> **Written instruction**
Will you write out the data exactly, excluding every picture?

● ● ●

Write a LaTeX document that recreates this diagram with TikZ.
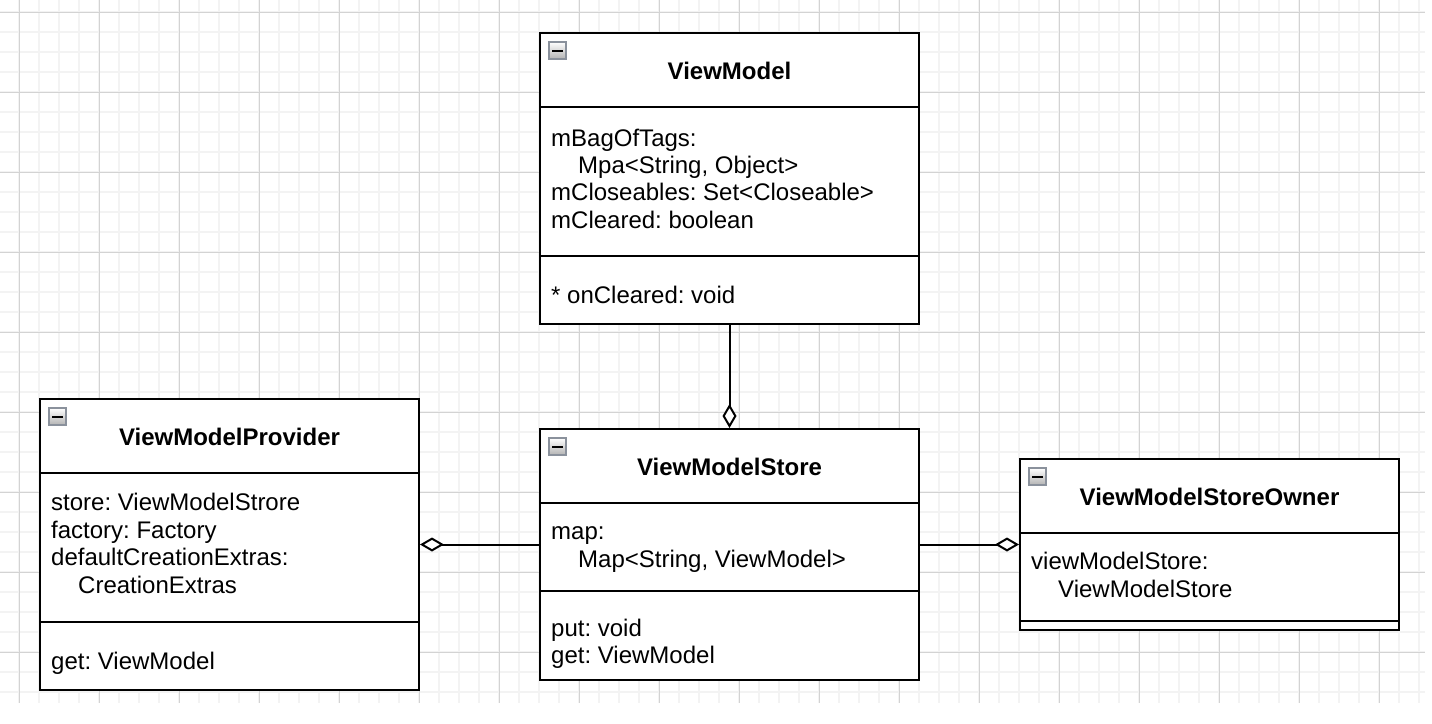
\documentclass[tikz,border=0pt]{standalone}
\usepackage{fontspec}
\setmainfont{Liberation Sans}
\usetikzlibrary{calc}
\usetikzlibrary{arrows.meta}

\definecolor{gridminor}{HTML}{F3F3F3}
\definecolor{gridmajor}{HTML}{D3D3D3}
\definecolor{foldedge}{HTML}{8A919C}

\frenchspacing

\begin{document}
\begin{tikzpicture}[x=1pt,y=-1pt,
    classbox/.style={draw,line width=2pt,fill=white,minimum width=379pt,inner sep=0pt},
    sepline/.style={line width=2pt},
    title/.style={font=\bfseries\fontsize{24}{27}\selectfont,anchor=base,inner sep=0pt},
    member/.style={font=\fontsize{24}{27}\selectfont,anchor=base west,inner sep=0pt},
    fold/.style={draw=foldedge,line width=1.5pt,top color=white,bottom color=gray!60,minimum size=17pt,inner sep=0pt},
    aggr/.style={line width=2pt,-{Diamond[fill=white,length=24pt,width=14pt]}}]
                \useasboundingbox (0,0) rectangle (1432,723);

                % grid
                \begin{scope}
                    \clip (0,0) rectangle (1425,703);
                    \foreach \i in {0,...,70}
                        \draw[gridminor,line width=1.5pt] (19+20*\i,0) -- (19+20*\i,703);
                    \foreach \j in {0,...,34}
                        \draw[gridminor,line width=1.5pt] (0,12+20*\j) -- (1425,12+20*\j);
                    \foreach \i in {0,...,17}
                        \draw[gridmajor,line width=1pt] (19+80*\i,0) -- (19+80*\i,703);
                    \foreach \j in {0,...,8}
                        \draw[gridmajor,line width=1pt] (0,12+80*\j) -- (1425,12+80*\j);
                \end{scope}

                % ViewModel
                \node[classbox,minimum height=291pt] (vm) at (729.5,178.5) {};
                \draw[sepline] ($(vm.north west)+(1,75)$) -- ($(vm.north east)+(-1,75)$);
                \draw[sepline] ($(vm.north west)+(1,224)$) -- ($(vm.north east)+(-1,224)$);
                \node[fold] (vmf) at ($(vm.north west)+(18.5,18.5)$) {\rule{11pt}{2pt}};
                \node[title] (vmt) at ($(vm.north)+(0,47)$) {ViewModel};
                \node[member] (vma1) at ($(vm.north west)+(12,114)$) {mBagOfTags:};
                \node[member] (vma2) at ($(vm.north west)+(39,141.4)$) {Mpa<String, Object>};
                \node[member] (vma3) at ($(vm.north west)+(12,168.8)$) {mCloseables: Set<Closeable>};
                \node[member] (vma4) at ($(vm.north west)+(12,196.2)$) {mCleared: boolean};
                \node[member] (vmm1) at ($(vm.north west)+(12,271)$) {* onCleared: void};

                % ViewModelProvider
                \node[classbox,minimum height=291pt] (pv) at (229.5,544.5) {};
                \draw[sepline] ($(pv.north west)+(1,75)$) -- ($(pv.north east)+(-1,75)$);
                \draw[sepline] ($(pv.north west)+(1,224)$) -- ($(pv.north east)+(-1,224)$);
                \node[fold] (pvf) at ($(pv.north west)+(18.5,18.5)$) {\rule{11pt}{2pt}};
                \node[title] (pvt) at ($(pv.north)+(0,47)$) {ViewModelProvider};
                \node[member] (pva1) at ($(pv.north west)+(12,112.5)$) {store: ViewModelStrore};
                \node[member] (pva2) at ($(pv.north west)+(12,140)$) {factory: Factory};
                \node[member] (pva3) at ($(pv.north west)+(12,167.5)$) {defaultCreationExtras:};
                \node[member] (pva4) at ($(pv.north west)+(39,195)$) {CreationExtras};
                \node[member] (pvm1) at ($(pv.north west)+(12,271)$) {get: ViewModel};

                % ViewModelStore
                \node[classbox,minimum height=251pt] (st) at (729.5,554.5) {};
                \draw[sepline] ($(st.north west)+(1,75)$) -- ($(st.north east)+(-1,75)$);
                \draw[sepline] ($(st.north west)+(1,163)$) -- ($(st.north east)+(-1,163)$);
                \node[fold] (stf) at ($(st.north west)+(18.5,18.5)$) {\rule{11pt}{2pt}};
                \node[title] (stt) at ($(st.north)+(0,47)$) {ViewModelStore};
                \node[member] (sta1) at ($(st.north west)+(12,111.5)$) {map:};
                \node[member] (sta2) at ($(st.north west)+(39,139)$) {Map<String, ViewModel>};
                \node[member] (stm1) at ($(st.north west)+(12,208)$) {put: void};
                \node[member] (stm2) at ($(st.north west)+(12,235.5)$) {get: ViewModel};

                % ViewModelStoreOwner
                \node[classbox,minimum height=171pt] (ow) at (1209.5,544.5) {};
                \draw[sepline] ($(ow.north west)+(1,75)$) -- ($(ow.north east)+(-1,75)$);
                \draw[sepline] ($(ow.north west)+(1,163)$) -- ($(ow.north east)+(-1,163)$);
                \node[fold] (owf) at ($(ow.north west)+(18.5,18.5)$) {\rule{11pt}{2pt}};
                \node[title] (owt) at ($(ow.north)+(0,47)$) {ViewModelStoreOwner};
                \node[member] (owa1) at ($(ow.north west)+(12,111.5)$) {viewModelStore:};
                \node[member] (owa2) at ($(ow.north west)+(39,139)$) {ViewModelStore};

                % aggregations
                \draw[aggr] (vm.south) -- (st.north);
                \draw[aggr] (st.west |- pv.east) -- (pv.east);
                \draw[aggr] (st.east |- ow.west) -- (ow.west);
            \end{tikzpicture}
\end{document}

● ● ●

> **Answer below**
Write a LaTeX document that recreates this diagram with TikZ.
\documentclass[tikz,border=0pt]{standalone}
\usepackage{fontspec}
\setmainfont{Liberation Sans}
\usetikzlibrary{calc}
\usetikzlibrary{arrows.meta}

\definecolor{gridminor}{HTML}{F3F3F3}
\definecolor{gridmajor}{HTML}{D3D3D3}
\definecolor{foldedge}{HTML}{8A919C}

\frenchspacing

\begin{document}
\begin{tikzpicture}[x=1pt,y=-1pt,
    classbox/.style={draw,line width=2pt,fill=white,minimum width=379pt,inner sep=0pt},
    sepline/.style={line width=2pt},
    title/.style={font=\bfseries\fontsize{24}{27}\selectfont,anchor=base,inner sep=0pt},
    member/.style={font=\fontsize{24}{27}\selectfont,anchor=base west,inner sep=0pt},
    fold/.style={draw=foldedge,line width=1.5pt,top color=white,bottom color=gray!60,minimum size=17pt,inner sep=0pt},
    aggr/.style={line width=2pt,-{Diamond[fill=white,length=24pt,width=14pt]}}]
                \useasboundingbox (0,0) rectangle (1432,723);

                % grid
                \begin{scope}
                    \clip (0,0) rectangle (1425,703);
                    \foreach \i in {0,...,70}
                        \draw[gridminor,line width=1.5pt] (19+20*\i,0) -- (19+20*\i,703);
                    \foreach \j in {0,...,34}
                        \draw[gridminor,line width=1.5pt] (0,12+20*\j) -- (1425,12+20*\j);
                    \foreach \i in {0,...,17}
                        \draw[gridmajor,line width=1pt] (19+80*\i,0) -- (19+80*\i,703);
                    \foreach \j in {0,...,8}
                        \draw[gridmajor,line width=1pt] (0,12+80*\j) -- (1425,12+80*\j);
                \end{scope}

                % ViewModel
                \node[classbox,minimum height=291pt] (vm) at (729.5,178.5) {};
                \draw[sepline] ($(vm.north west)+(1,75)$) -- ($(vm.north east)+(-1,75)$);
                \draw[sepline] ($(vm.north west)+(1,224)$) -- ($(vm.north east)+(-1,224)$);
                \node[fold] (vmf) at ($(vm.north west)+(18.5,18.5)$) {\rule{11pt}{2pt}};
                \node[title] (vmt) at ($(vm.north)+(0,47)$) {ViewModel};
                \node[member] (vma1) at ($(vm.north west)+(12,114)$) {mBagOfTags:};
                \node[member] (vma2) at ($(vm.north west)+(39,141.4)$) {Mpa<String, Object>};
                \node[member] (vma3) at ($(vm.north west)+(12,168.8)$) {mCloseables: Set<Closeable>};
                \node[member] (vma4) at ($(vm.north west)+(12,196.2)$) {mCleared: boolean};
                \node[member] (vmm1) at ($(vm.north west)+(12,271)$) {* onCleared: void};

                % ViewModelProvider
                \node[classbox,minimum height=291pt] (pv) at (229.5,544.5) {};
                \draw[sepline] ($(pv.north west)+(1,75)$) -- ($(pv.north east)+(-1,75)$);
                \draw[sepline] ($(pv.north west)+(1,224)$) -- ($(pv.north east)+(-1,224)$);
                \node[fold] (pvf) at ($(pv.north west)+(18.5,18.5)$) {\rule{11pt}{2pt}};
                \node[title] (pvt) at ($(pv.north)+(0,47)$) {ViewModelProvider};
                \node[member] (pva1) at ($(pv.north west)+(12,112.5)$) {store: ViewModelStrore};
                \node[member] (pva2) at ($(pv.north west)+(12,140)$) {factory: Factory};
                \node[member] (pva3) at ($(pv.north west)+(12,167.5)$) {defaultCreationExtras:};
                \node[member] (pva4) at ($(pv.north west)+(39,195)$) {CreationExtras};
                \node[member] (pvm1) at ($(pv.north west)+(12,271)$) {get: ViewModel};

                % ViewModelStore
                \node[classbox,minimum height=251pt] (st) at (729.5,554.5) {};
                \draw[sepline] ($(st.north west)+(1,75)$) -- ($(st.north east)+(-1,75)$);
                \draw[sepline] ($(st.north west)+(1,163)$) -- ($(st.north east)+(-1,163)$);
                \node[fold] (stf) at ($(st.north west)+(18.5,18.5)$) {\rule{11pt}{2pt}};
                \node[title] (stt) at ($(st.north)+(0,47)$) {ViewModelStore};
                \node[member] (sta1) at ($(st.north west)+(12,111.5)$) {map:};
                \node[member] (sta2) at ($(st.north west)+(39,139)$) {Map<String, ViewModel>};
                \node[member] (stm1) at ($(st.north west)+(12,208)$) {put: void};
                \node[member] (stm2) at ($(st.north west)+(12,235.5)$) {get: ViewModel};

                % ViewModelStoreOwner
                \node[classbox,minimum height=171pt] (ow) at (1209.5,544.5) {};
                \draw[sepline] ($(ow.north west)+(1,75)$) -- ($(ow.north east)+(-1,75)$);
                \draw[sepline] ($(ow.north west)+(1,163)$) -- ($(ow.north east)+(-1,163)$);
                \node[fold] (owf) at ($(ow.north west)+(18.5,18.5)$) {\rule{11pt}{2pt}};
                \node[title] (owt) at ($(ow.north)+(0,47)$) {ViewModelStoreOwner};
                \node[member] (owa1) at ($(ow.north west)+(12,111.5)$) {viewModelStore:};
                \node[member] (owa2) at ($(ow.north west)+(39,139)$) {ViewModelStore};

                % aggregations
                \draw[aggr] (vm.south) -- (st.north);
                \draw[aggr] (st.west |- pv.east) -- (pv.east);
                \draw[aggr] (st.east |- ow.west) -- (ow.west);
            \end{tikzpicture}
\end{document}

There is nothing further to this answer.